**TASK PROMPT**
Track down the lines that contain "this" and copy them.

**DATA TO PROCESS**
────────────────────────────────────────

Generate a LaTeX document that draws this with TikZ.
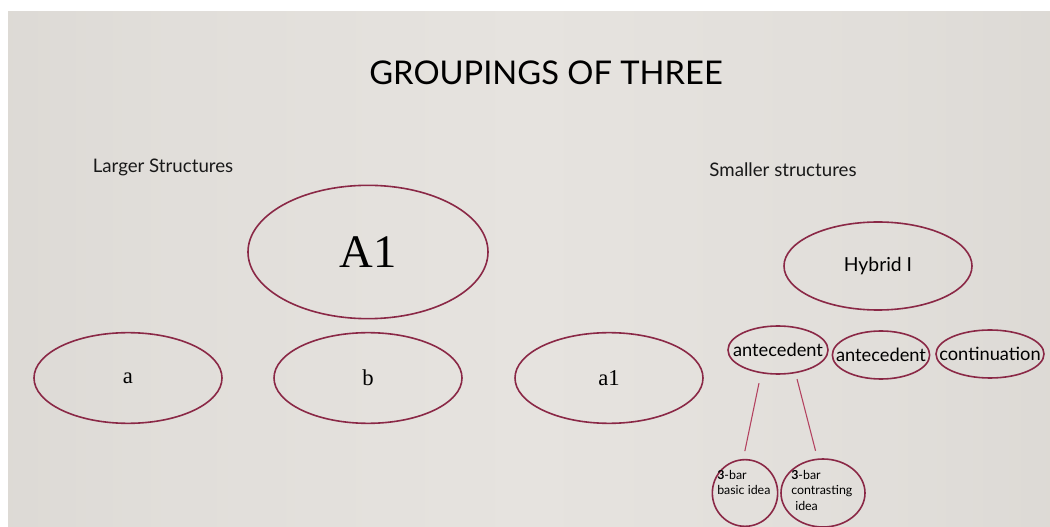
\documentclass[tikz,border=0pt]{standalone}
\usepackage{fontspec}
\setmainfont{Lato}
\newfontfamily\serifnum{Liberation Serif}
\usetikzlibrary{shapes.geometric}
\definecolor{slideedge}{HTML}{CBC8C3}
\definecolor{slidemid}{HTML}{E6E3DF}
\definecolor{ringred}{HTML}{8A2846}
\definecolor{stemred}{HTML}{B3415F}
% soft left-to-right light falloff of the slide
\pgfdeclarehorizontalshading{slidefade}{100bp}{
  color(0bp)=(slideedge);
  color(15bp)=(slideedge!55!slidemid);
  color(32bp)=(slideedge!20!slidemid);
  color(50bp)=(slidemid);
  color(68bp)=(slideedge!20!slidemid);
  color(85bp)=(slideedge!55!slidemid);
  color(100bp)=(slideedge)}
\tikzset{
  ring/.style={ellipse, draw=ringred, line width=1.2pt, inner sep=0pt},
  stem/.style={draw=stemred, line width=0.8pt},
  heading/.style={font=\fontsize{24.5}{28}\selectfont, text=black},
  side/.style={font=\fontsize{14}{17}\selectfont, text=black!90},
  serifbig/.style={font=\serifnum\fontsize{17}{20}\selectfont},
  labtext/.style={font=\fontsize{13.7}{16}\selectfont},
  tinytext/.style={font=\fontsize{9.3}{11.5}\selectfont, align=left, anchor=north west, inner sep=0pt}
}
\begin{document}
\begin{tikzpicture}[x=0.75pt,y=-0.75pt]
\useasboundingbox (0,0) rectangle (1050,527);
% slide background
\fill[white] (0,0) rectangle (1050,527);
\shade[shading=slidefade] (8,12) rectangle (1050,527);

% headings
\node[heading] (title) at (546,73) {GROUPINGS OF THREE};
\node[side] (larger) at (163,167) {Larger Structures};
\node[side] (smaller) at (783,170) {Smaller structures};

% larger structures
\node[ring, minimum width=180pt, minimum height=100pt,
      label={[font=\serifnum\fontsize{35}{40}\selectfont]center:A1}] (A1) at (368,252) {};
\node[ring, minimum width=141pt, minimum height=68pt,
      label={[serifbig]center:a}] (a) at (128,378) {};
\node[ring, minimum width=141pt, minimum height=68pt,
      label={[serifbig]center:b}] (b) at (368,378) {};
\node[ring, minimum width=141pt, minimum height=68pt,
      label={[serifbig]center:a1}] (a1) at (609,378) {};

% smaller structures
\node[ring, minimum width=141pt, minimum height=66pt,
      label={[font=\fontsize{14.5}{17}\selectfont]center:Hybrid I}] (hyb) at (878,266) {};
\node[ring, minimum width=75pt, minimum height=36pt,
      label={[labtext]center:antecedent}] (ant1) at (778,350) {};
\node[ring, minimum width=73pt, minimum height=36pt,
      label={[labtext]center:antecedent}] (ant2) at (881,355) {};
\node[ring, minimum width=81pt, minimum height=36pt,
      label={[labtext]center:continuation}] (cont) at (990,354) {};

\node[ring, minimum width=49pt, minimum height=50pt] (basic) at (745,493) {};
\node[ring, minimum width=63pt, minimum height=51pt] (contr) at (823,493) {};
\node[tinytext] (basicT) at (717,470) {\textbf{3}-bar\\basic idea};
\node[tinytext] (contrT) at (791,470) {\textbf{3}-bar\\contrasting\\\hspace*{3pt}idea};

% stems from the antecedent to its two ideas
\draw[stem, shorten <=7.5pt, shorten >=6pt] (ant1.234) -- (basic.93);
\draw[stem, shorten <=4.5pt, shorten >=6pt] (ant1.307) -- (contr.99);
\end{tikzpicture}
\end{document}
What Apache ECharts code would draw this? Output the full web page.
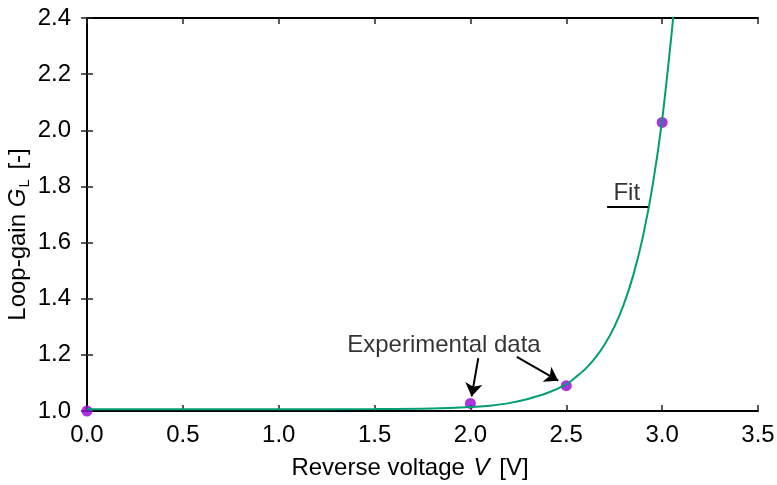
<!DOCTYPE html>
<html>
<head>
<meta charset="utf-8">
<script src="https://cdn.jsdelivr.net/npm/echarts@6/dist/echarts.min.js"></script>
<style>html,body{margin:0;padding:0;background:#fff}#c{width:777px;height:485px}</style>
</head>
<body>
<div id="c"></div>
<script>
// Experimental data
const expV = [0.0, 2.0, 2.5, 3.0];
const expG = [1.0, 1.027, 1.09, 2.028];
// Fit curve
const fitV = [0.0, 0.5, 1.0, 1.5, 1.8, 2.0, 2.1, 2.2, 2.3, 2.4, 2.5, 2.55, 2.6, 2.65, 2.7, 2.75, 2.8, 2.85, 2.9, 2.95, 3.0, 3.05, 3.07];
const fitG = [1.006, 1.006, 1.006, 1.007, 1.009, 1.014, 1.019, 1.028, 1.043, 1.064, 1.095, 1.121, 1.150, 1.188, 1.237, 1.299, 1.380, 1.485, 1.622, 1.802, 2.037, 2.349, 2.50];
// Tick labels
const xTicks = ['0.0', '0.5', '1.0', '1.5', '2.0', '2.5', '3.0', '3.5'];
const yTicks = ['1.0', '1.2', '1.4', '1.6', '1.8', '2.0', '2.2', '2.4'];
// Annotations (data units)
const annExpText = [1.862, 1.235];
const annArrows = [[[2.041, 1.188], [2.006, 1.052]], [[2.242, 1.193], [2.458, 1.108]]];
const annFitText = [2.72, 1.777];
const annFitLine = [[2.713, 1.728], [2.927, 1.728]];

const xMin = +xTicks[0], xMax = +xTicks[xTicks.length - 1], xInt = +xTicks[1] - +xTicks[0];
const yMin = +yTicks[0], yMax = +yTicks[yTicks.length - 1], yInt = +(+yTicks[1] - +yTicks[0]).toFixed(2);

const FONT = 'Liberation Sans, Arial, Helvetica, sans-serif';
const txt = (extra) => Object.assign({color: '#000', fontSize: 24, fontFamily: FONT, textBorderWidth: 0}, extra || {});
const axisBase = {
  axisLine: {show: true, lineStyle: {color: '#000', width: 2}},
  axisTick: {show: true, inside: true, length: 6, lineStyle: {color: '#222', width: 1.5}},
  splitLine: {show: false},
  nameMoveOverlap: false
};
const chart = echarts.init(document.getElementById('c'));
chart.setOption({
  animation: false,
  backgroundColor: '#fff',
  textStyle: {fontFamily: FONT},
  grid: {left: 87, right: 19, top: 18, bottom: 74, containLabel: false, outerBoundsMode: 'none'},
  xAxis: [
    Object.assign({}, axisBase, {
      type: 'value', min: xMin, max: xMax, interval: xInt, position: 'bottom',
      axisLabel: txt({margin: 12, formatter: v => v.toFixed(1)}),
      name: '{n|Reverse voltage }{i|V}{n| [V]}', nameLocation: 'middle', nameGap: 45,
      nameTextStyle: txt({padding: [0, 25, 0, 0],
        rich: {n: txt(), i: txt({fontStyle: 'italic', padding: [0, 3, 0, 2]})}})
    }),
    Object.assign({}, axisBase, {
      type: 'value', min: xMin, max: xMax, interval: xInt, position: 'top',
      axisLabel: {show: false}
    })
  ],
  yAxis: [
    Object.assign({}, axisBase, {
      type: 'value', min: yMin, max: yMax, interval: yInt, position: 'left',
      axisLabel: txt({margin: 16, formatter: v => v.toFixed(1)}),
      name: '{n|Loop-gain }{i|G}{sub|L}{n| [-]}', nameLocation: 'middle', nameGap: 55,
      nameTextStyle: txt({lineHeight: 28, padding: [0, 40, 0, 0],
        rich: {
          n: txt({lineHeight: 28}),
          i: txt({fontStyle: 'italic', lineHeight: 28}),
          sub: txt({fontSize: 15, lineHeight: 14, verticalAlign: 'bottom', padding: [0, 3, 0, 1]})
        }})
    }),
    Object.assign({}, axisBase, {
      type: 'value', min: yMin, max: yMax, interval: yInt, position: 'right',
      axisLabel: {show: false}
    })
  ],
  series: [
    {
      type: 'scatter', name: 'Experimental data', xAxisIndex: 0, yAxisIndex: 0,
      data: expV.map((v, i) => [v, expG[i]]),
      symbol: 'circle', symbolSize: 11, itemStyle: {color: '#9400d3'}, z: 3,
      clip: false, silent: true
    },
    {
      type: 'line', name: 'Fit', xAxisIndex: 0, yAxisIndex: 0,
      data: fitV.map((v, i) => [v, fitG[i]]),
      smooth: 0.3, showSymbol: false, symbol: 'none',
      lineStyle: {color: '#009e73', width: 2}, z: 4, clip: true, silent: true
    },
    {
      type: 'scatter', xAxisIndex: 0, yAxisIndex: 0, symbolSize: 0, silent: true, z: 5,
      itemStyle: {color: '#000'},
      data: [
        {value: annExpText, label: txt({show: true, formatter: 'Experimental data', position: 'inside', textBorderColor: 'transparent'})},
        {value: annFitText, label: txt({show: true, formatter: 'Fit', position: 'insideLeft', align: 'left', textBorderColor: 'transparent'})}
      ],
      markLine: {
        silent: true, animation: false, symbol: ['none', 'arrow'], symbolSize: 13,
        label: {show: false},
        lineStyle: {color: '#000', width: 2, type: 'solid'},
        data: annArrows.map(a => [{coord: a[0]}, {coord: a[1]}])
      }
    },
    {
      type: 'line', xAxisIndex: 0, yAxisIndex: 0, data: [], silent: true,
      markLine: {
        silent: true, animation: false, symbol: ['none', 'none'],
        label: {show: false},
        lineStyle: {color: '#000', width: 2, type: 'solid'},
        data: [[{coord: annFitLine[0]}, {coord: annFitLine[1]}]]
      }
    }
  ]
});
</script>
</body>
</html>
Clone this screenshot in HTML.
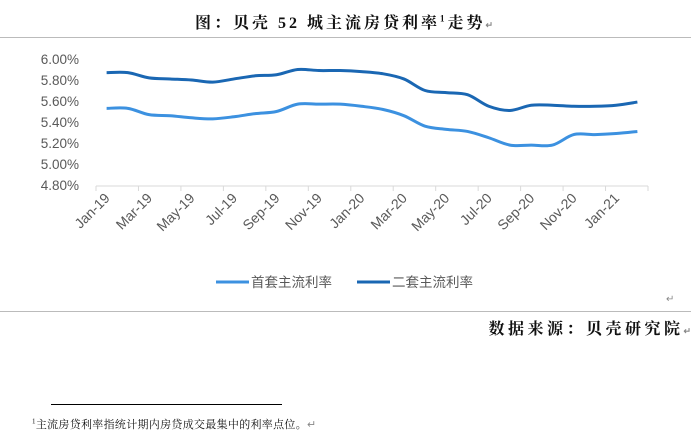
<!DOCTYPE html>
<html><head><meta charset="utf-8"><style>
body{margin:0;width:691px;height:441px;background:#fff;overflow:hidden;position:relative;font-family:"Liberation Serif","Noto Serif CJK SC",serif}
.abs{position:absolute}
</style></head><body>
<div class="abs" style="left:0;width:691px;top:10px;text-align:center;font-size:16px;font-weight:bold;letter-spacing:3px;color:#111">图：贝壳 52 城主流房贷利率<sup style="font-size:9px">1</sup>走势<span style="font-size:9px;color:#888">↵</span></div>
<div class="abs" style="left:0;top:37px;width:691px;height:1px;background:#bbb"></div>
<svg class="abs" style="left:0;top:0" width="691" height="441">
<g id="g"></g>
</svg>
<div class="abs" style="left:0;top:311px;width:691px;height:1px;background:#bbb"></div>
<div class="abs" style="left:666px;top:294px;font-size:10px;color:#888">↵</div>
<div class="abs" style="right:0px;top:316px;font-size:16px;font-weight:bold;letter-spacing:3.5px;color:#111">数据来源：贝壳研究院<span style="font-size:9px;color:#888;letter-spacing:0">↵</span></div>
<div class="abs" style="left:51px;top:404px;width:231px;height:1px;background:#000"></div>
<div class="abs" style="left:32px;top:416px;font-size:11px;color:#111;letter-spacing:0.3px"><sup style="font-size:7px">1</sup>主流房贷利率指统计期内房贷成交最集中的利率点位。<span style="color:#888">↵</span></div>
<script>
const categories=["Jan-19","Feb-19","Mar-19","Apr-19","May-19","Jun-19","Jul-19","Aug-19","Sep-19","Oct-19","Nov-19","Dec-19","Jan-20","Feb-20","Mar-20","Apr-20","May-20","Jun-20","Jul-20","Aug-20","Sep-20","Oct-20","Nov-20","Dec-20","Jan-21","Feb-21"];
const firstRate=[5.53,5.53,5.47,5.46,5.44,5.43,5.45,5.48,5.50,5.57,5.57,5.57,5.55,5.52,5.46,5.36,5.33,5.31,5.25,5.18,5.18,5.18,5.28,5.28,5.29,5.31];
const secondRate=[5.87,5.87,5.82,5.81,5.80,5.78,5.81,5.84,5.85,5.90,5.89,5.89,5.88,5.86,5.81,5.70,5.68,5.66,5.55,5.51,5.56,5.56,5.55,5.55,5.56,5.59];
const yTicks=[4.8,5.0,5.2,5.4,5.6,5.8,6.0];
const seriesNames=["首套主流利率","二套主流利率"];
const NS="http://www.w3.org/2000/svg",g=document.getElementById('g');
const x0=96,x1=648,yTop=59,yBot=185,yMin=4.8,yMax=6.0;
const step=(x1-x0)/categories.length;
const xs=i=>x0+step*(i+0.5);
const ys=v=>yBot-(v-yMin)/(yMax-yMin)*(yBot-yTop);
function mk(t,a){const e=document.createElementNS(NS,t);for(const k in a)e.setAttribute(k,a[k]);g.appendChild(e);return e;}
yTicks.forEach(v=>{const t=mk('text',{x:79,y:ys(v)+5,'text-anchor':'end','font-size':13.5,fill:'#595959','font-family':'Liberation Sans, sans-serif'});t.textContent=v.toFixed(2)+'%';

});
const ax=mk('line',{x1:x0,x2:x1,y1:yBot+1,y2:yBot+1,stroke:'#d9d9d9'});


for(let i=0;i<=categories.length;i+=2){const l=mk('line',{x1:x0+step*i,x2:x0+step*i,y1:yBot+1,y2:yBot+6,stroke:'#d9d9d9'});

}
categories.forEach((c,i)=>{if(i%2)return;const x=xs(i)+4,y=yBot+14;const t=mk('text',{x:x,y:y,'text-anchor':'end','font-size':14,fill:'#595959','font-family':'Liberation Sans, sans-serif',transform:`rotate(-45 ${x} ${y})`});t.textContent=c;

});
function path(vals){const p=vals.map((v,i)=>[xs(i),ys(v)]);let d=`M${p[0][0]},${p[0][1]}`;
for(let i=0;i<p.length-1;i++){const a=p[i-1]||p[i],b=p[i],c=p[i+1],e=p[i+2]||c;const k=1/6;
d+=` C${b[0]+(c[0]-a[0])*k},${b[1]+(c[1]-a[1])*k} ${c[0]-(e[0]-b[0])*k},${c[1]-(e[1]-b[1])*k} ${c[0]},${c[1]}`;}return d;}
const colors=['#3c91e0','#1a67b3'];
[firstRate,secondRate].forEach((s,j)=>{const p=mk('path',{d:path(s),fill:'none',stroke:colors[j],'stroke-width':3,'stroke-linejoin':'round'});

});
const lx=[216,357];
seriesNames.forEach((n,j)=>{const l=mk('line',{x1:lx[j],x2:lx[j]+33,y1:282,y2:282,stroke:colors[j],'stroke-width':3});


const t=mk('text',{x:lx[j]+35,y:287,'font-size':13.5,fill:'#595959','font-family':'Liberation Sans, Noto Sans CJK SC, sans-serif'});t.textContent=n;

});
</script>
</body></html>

────────────────────────────────────────

**WRITTEN RESPONSE**
Generate a LaTeX document that draws this with TikZ.
What Apache ECharts code would draw this? Output the full web page.
Clone this screenshot in HTML.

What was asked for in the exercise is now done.